A new version of a bill, sponsored by Sen. Debbie Lesko, R-Peoria, calls for phasing out funding once school districts achieve unitary status and their court orders are lifted — something TUSD intends to seek in 2017.
While TUSD Superintendent H.T. Sanchez is pleased there is no immediate threat to the nearly $64 million the district receives each year to bring its schools into racial balance and improve outcomes for minority children, SB 1125 is a concern.
“Really and truly I hoped that more of the focus would be on repealing the career and technical education funding cuts and focusing on the success of Proposition 123, and less on trying to address issues that would take money away from school districts at a time when the conversation has been so prominent about putting money back in,” Sanchez said.

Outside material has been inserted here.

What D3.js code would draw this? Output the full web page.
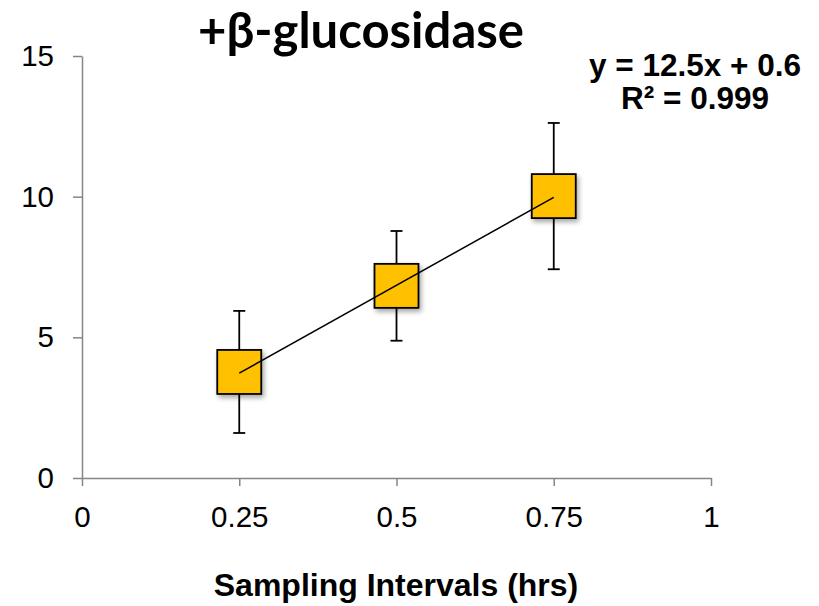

For Lesko, however, the bill is not about taking money away from schools, it’s about equalizing the playing field and protecting taxpayers.
“I think it’s unfair that one school district can get thousands of dollars more per student than a neighboring school district with the same demographics for a situation that may have occurred decades ago,” she said.
The bill as it stands now would give TUSD the opportunity to meet the financial obligations of its federal court order. However, Sanchez is concerned that will not be the case once the desegregation order is lifted, as the bill calls for annually reducing funding for desegregation expenses by at least 7 percent for 10 consecutive years after unitary status — showing segregation no longer exists — is achieved.
This is not something that Lesko included in her previous bill, but it does to an extent hold Sanchez to a promise he made to the Legislature last session — to reduce desegregation spending himself once TUSD was out from under the court order.
The problem Sanchez has with the language being incorporated into the bill is that upon entering unitary status, the district will continue to have obligations to meet.
“It does present a challenge to have a phase-down that is more timeline-based than based on a plan that the court has to approve,” Sanchez said, explaining that a court-ordered exit plan will be monitored by the plaintiffs in the case. “You don’t want to lose your ability to maintain that and find yourself back in the same spot that the district has in the past.”
Lesko, however, is not swayed, saying it’s unfair to penalize taxpayers for something the court no longer deems necessary.
“I met with (Sanchez) last week and he shared his concerns,” Lesko said. “Of course he wants to keep the money — once you’re able to get thousands of dollars more per student, you don’t want to give that up, but the problem is, property owners are the ones paying for it.”
Lesko added that businesses are even more adversely affected because their taxes are not capped as they are for residents.
The bill will be heard in the Senate Finance Committee in the coming weeks.